Peki anne–çocuk dünyasında ne yapabiliriz? Ürünleri cinsiyet etiketine göre değil, içerik ve fiyatına göre karşılaştırmak bir seçenek. Veya unisex ürünlere yönelebiliriz ama çocuklarımızla bu farklılıkları konuşmak, onların da tüketim eşitsizliğini sorgulamalarını sağlamak önemli bir adım. Çünkü eşitlik yalnızca kazançta değil, harcamada da başlar.
Kaynakça
- Paoletti, J. B. (2012). Pembe ve mavi, Indiana Üniversitesi Yayıncılık.

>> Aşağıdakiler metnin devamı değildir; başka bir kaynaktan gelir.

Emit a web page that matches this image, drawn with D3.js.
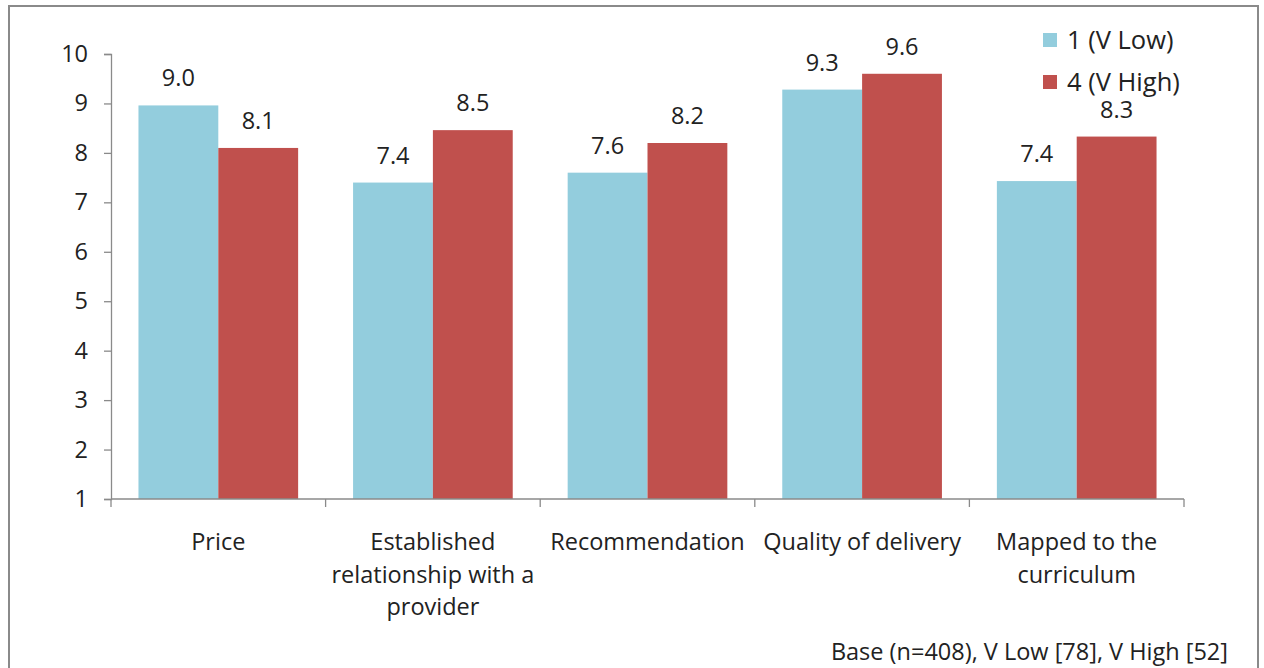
<!DOCTYPE html>
<html>
<head>
<meta charset="utf-8">
<script src="https://cdn.jsdelivr.net/npm/d3@7"></script>
<style>
  html, body { margin: 0; padding: 0; background: #fff; }
  svg { display: block; }
  text { font-family: "Open Sans", "Liberation Sans", sans-serif; fill: #222; }
</style>
</head>
<body>
<svg id="chart" width="1264" height="668"></svg>
<script>
const categories = ["Price", "Established relationship with a provider", "Recommendation", "Quality of delivery", "Mapped to the curriculum"];
const seriesNames = ["1 (V Low)", "4 (V High)"];
const vLow  = [8.96, 7.40, 7.60, 9.28, 7.43];
const vHigh = [8.10, 8.46, 8.20, 9.60, 8.33];
const yTicks = [1, 2, 3, 4, 5, 6, 7, 8, 9, 10];
const footnote = "Base (n=408), V Low [78], V High [52]";
const colors = ["#93CDDD", "#C0504D"];

(function () {
const svg = d3.select("#chart");
const FS = "23.5px";

// outer frame
svg.append("rect")
  .attr("x", 9).attr("y", 6).attr("width", 1249).attr("height", 700)
  .attr("fill", "none").attr("stroke", "#8a8a8a").attr("stroke-width", 2);

const pLeft = 111, pRight = 1184, pTop = 54, pBottom = 499;

const x = d3.scaleBand().domain(categories).range([pLeft, pRight]).padding(0);
const bw = x.bandwidth();
const pad = bw * 0.128;
const x1 = d3.scaleBand().domain(seriesNames).range([pad, bw - pad]).padding(0);
const y = d3.scaleLinear().domain([1, 10]).range([pBottom, pTop]);

// y axis
const yAxis = svg.append("g")
  .attr("transform", `translate(${pLeft},0)`)
  .call(d3.axisLeft(y).tickValues(yTicks).tickFormat(d3.format("d")).tickSize(7).tickPadding(16).tickSizeOuter(7));
yAxis.selectAll("path, line").attr("stroke", "#8a8a8a").attr("stroke-width", 1.3);
yAxis.selectAll("text").style("font-size", FS).style("font-family", "'Open Sans', sans-serif").attr("fill", "#222");

// bars
const data = categories.map((c, i) => ({ cat: c, vals: [vLow[i], vHigh[i]] }));
const groups = svg.append("g").selectAll("g").data(data).join("g")
  .attr("transform", d => `translate(${x(d.cat)},0)`);

groups.selectAll("rect").data(d => d.vals.map((v, j) => ({ s: seriesNames[j], v, j })))
  .join("rect")
  .attr("x", d => x1(d.s))
  .attr("width", x1.bandwidth())
  .attr("y", d => y(d.v))
  .attr("height", d => y(1) - y(d.v))
  .attr("fill", d => colors[d.j]);

groups.selectAll("text.val").data(d => d.vals.map((v, j) => ({ s: seriesNames[j], v, j })))
  .join("text")
  .attr("class", "val")
  .attr("x", d => x1(d.s) + x1.bandwidth() / 2)
  .attr("y", d => y(d.v) - 19)
  .attr("text-anchor", "middle")
  .style("font-size", FS)
  .text(d => d3.format(".1f")(d.v));

// x axis
const xg = svg.append("g");
xg.append("line")
  .attr("x1", pLeft).attr("x2", pRight).attr("y1", y(1)).attr("y2", y(1))
  .attr("stroke", "#8a8a8a").attr("stroke-width", 1.3);
const bounds = categories.map(c => x(c)).concat([x(categories[categories.length - 1]) + bw]);
xg.selectAll("line.tick").data(bounds).join("line")
  .attr("class", "tick")
  .attr("x1", d => d).attr("x2", d => d)
  .attr("y1", y(1)).attr("y2", y(1) + 8)
  .attr("stroke", "#8a8a8a").attr("stroke-width", 1.3);

// category labels with wrapping
const measure = svg.append("text").style("font-size", FS).attr("opacity", 0);
function wrap(str, maxW) {
  const words = str.split(" ");
  const lines = [];
  let cur = "";
  words.forEach(w => {
    const test = cur ? cur + " " + w : w;
    measure.text(test);
    if (measure.node().getComputedTextLength() > maxW && cur) {
      lines.push(cur);
      cur = w;
    } else cur = test;
  });
  if (cur) lines.push(cur);
  return lines;
}
categories.forEach(c => {
  const lines = wrap(c, bw - 2);
  const t = svg.append("text")
    .attr("text-anchor", "middle")
    .style("font-size", FS);
  lines.forEach((l, i) => {
    t.append("tspan")
      .attr("x", x(c) + bw / 2)
      .attr("y", 550 + i * 32.5)
      .text(l);
  });
});
measure.remove();

// legend
const legend = svg.append("g").attr("transform", "translate(1043,33)");
seriesNames.forEach((s, i) => {
  const g = legend.append("g").attr("transform", `translate(0,${i * 42})`);
  g.append("rect").attr("width", 14).attr("height", 14).attr("fill", colors[i]);
  g.append("text").attr("x", 24).attr("y", 7).attr("dy", "0.36em")
    .style("font-size", "25.5px").text(s);
});

// footnote
svg.append("text")
  .attr("x", 1228).attr("y", 660)
  .attr("text-anchor", "end")
  .style("font-size", "23.5px")
  .text(footnote);
})();
</script>
</body>
</html>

- Wishart, G., Poo, M. C. P., Baxter, K., & Lau, Y. Y. (2024). Kişisel bakımda cinsiyet ücreti eşitsizliği ve “pembe vergi”. Ansiklopedi, 4(3), 1279-1285.
- Hıristiyan Bilim Monitörü. (2017, February 28). İşte kadınların günlük ihtiyaçlarında uygulanan 'pembe vergi'nin maliyeti.